What it is
Boolean search applies the logic operators AND, OR and NOT to a candidate database such as LinkedIn or a CV store. AND narrows ("Python AND Kubernetes"), OR broadens ("VP OR Head OR Director"), and NOT excludes ("engineer NOT manager"). Combined with quotation marks and brackets, these operators turn a vague search into a precise one.
The technique is decades old and still indispensable. A good Boolean string is the difference between scrolling through thousands of loosely relevant profiles and landing on the few dozen people who genuinely match a niche brief.
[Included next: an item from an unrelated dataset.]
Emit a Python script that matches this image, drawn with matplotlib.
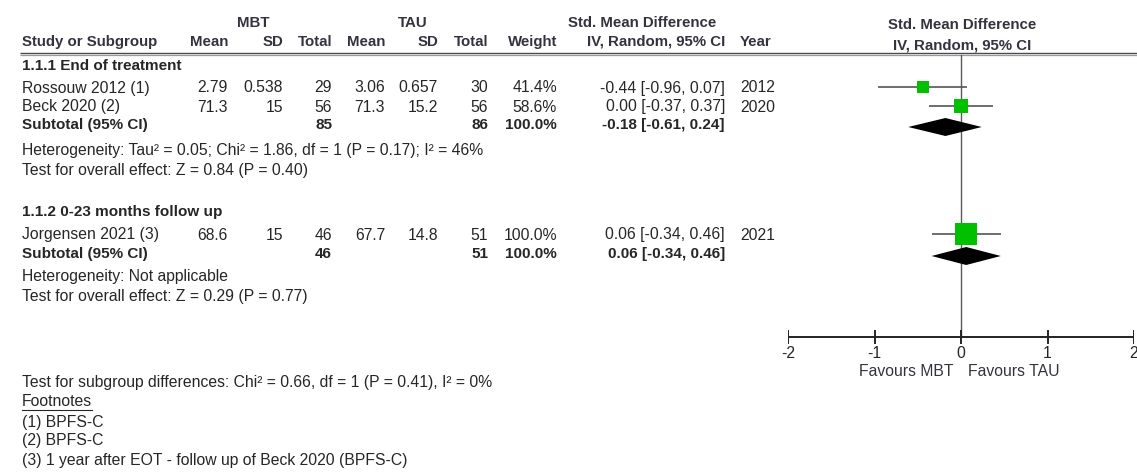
import matplotlib
matplotlib.use("Agg")
import matplotlib.pyplot as plt

# ---------------- data ----------------
groups = ["1.1.1 End of treatment", "1.1.2 0-23 months follow up"]
studies = ["Rossouw 2012 (1)", "Beck 2020 (2)", "Jorgensen 2021 (3)"]
study_group = [0, 0, 1]
mbt_mean = [2.79, 71.3, 68.6]
mbt_sd = [0.538, 15, 15]
mbt_n = [29, 56, 46]
tau_mean = [3.06, 71.3, 67.7]
tau_sd = [0.657, 15.2, 14.8]
tau_n = [30, 56, 51]
weights = [41.4, 58.6, 100.0]
smd = [-0.44, 0.00, 0.06]
smd_lo = [-0.96, -0.37, -0.34]
smd_hi = [0.07, 0.37, 0.46]
years = [2012, 2020, 2021]

sub_mbt_n = [85, 46]
sub_tau_n = [86, 51]
sub_weight = [100.0, 100.0]
sub_est = [-0.18, 0.06]
sub_lo = [-0.61, -0.34]
sub_hi = [0.24, 0.46]
het_text = ["Heterogeneity: Tau\u00b2 = 0.05; Chi\u00b2 = 1.86, df = 1 (P = 0.17); I\u00b2 = 46%",
            "Heterogeneity: Not applicable"]
overall_text = ["Test for overall effect: Z = 0.84 (P = 0.40)",
                "Test for overall effect: Z = 0.29 (P = 0.77)"]
subgroup_diff = "Test for subgroup differences: Chi\u00b2 = 0.66, df = 1 (P = 0.41), I\u00b2 = 0%"
footnotes = ["(1) BPFS-C", "(2) BPFS-C", "(3) 1 year after EOT - follow up of Beck 2020 (BPFS-C)"]
xticks = [-2, -1, 0, 1, 2]
favours = ["Favours MBT", "Favours TAU"]

# ---------------- layout ----------------
W, H = 1137, 476
plt.rcParams['font.family'] = ['Liberation Sans', 'DejaVu Sans']
FS = 11.3       # normal text
FSB = 11.0      # bold body text
FSH = 10.8      # bold headers
TXT = '#262626'
HDR = '#33333f'

fig = plt.figure(figsize=(W / 100, H / 100), dpi=100)
fig.patch.set_facecolor('white')
tax = fig.add_axes([0, 0, 1, 1])
tax.set_xlim(0, W)
tax.set_ylim(H, 0)
tax.axis('off')

fax = fig.add_axes([788 / W, 0, 346 / W, 1])
fax.set_xlim(xticks[0], xticks[-1])
fax.set_ylim(H, 0)
fax.axis('off')
fax.patch.set_alpha(0)


def t(x, y, s, ha='left', bold=False, color=TXT, size=None):
    if size is None:
        size = FSB if bold else FS
    tax.text(x, y, s, ha=ha, va='center', fontsize=size,
             fontweight='bold' if bold else 'normal', color=color)


LEFT = 22
X_MMEAN, X_MSD, X_MN = 228, 283, 332
X_TMEAN, X_TSD, X_TN = 385, 438, 488
X_W, X_CI, X_YEAR = 557, 725, 740

# headers
t(253, 23, "MBT", ha='center', bold=True, color=HDR, size=FSH)
t(413, 23, "TAU", ha='center', bold=True, color=HDR, size=FSH)
t(642, 23, "Std. Mean Difference", ha='center', bold=True, color=HDR, size=FSH)
t(962, 25, "Std. Mean Difference", ha='center', bold=True, color=HDR, size=FSH)
hy = 42
t(LEFT, hy, "Study or Subgroup", bold=True, color=HDR, size=FSH)
for x, s in [(X_MMEAN, "Mean"), (X_MSD, "SD"), (X_MN, "Total"),
             (X_TMEAN, "Mean"), (X_TSD, "SD"), (X_TN, "Total"),
             (X_W, "Weight"), (X_CI, "IV, Random, 95% CI")]:
    t(x, hy, s, ha='right', bold=True, color=HDR, size=FSH)
t(X_YEAR, hy, "Year", bold=True, color=HDR, size=FSH)
t(962, 45, "IV, Random, 95% CI", ha='center', bold=True, color=HDR, size=FSH)

tax.plot([20, W], [52.5, 52.5], color='#4a4a4a', lw=1.0, solid_capstyle='butt')
tax.plot([20, W], [55.0, 55.0], color='#9a9a9a', lw=0.9, solid_capstyle='butt')

# rows
group_title_y = [66, 212]
study_y = [88, 107, 235]
sub_y = [125, 254]
het_y = [151, 277]
over_y = [171, 297]

for g, title in enumerate(groups):
    t(LEFT, group_title_y[g], title, bold=True)

for i, name in enumerate(studies):
    y = study_y[i]
    t(LEFT, y, name)
    t(X_MMEAN, y, f"{mbt_mean[i]:g}", ha='right')
    t(X_MSD, y, f"{mbt_sd[i]:g}", ha='right')
    t(X_MN, y, f"{mbt_n[i]}", ha='right')
    t(X_TMEAN, y, f"{tau_mean[i]:g}", ha='right')
    t(X_TSD, y, f"{tau_sd[i]:g}", ha='right')
    t(X_TN, y, f"{tau_n[i]}", ha='right')
    t(X_W, y, f"{weights[i]:.1f}%", ha='right')
    t(X_CI, y, f"{smd[i]:.2f} [{smd_lo[i]:.2f}, {smd_hi[i]:.2f}]", ha='right')
    t(X_YEAR, y, f"{years[i]}")
    # forest marks
    my = y - 1.5
    fax.plot([smd_lo[i], smd_hi[i]], [my, my], color='#555555', lw=1.2,
             solid_capstyle='butt', zorder=3)
    side_px = 4.8 + 17.4 * weights[i] / 100.0
    fax.plot([smd[i]], [my], marker='s', markersize=side_px * 0.72,
             color='#00c000', markeredgewidth=0, zorder=4)

for g in range(len(groups)):
    y = sub_y[g]
    t(LEFT, y, "Subtotal (95% CI)", bold=True)
    t(X_MN, y, f"{sub_mbt_n[g]}", ha='right', bold=True)
    t(X_TN, y, f"{sub_tau_n[g]}", ha='right', bold=True)
    t(X_W, y, f"{sub_weight[g]:.1f}%", ha='right', bold=True)
    t(X_CI, y, f"{sub_est[g]:.2f} [{sub_lo[g]:.2f}, {sub_hi[g]:.2f}]", ha='right', bold=True)
    t(LEFT, het_y[g], het_text[g])
    t(LEFT, over_y[g], overall_text[g])
    dy = y + 2
    hh = 9
    fax.fill([sub_lo[g], sub_est[g], sub_hi[g], sub_est[g]],
             [dy, dy - hh, dy, dy + hh], color='black', lw=0, zorder=5)

# zero line and axis
AX_Y = 337
fax.plot([0, 0], [55, AX_Y], color='#5a5a5a', lw=1.0, zorder=2)
fax.plot([xticks[0], xticks[-1]], [AX_Y, AX_Y], color='#222222', lw=1.4,
         solid_capstyle='butt', zorder=2)
for v in xticks:
    fax.plot([v, v], [AX_Y - 6, AX_Y + 6], color='#222222', lw=1.4, zorder=2)
    fax.text(v, 354, f"{v}", ha='center', va='center', fontsize=FS, color=TXT)
fax.text(-0.09, 371, favours[0], ha='right', va='center', fontsize=FS, color=HDR)
fax.text(0.08, 371, favours[1], ha='left', va='center', fontsize=FS, color=HDR)

# bottom notes
t(LEFT, 383, subgroup_diff)
t(LEFT, 402, "Footnotes")
tax.plot([22, 92], [409.5, 409.5], color=TXT, lw=0.8)
for k, s in enumerate(footnotes):
    t(LEFT, 422 + 19 * k, s)

fig.savefig("out.png", dpi=100, facecolor='white')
A good Boolean string is the difference between scrolling thousands of profiles and landing on the few who match.
Why it matters
Sourcing speed is a competitive edge. When a client gives you a brief, the agency that puts the right names on the table the same day usually wins the work. Boolean search is what makes that speed possible for hard, specific roles where keyword search alone returns noise.
It also enforces rigour. By forcing you to articulate exactly which skills, titles and exclusions define the role, a Boolean string makes your sourcing repeatable and reviewable, rather than a series of one-off guesses that nobody else could reproduce.
How boilr handles it
boilr is a sales employee first, focused on winning the brief, but the two motions connect. When the agent works an account, the role criteria it gathers are the same criteria that drive precise candidate sourcing, so the search is framed from the outset rather than reverse-engineered later.
Where boilr sources candidates for an open role, it applies the same logic a strong Boolean string encodes, matching exact skills, titles and exclusions, and it remembers what worked in the Company Brain. The strings and shortlists that fill a niche role once become reusable knowledge for the next one, instead of being rebuilt from scratch.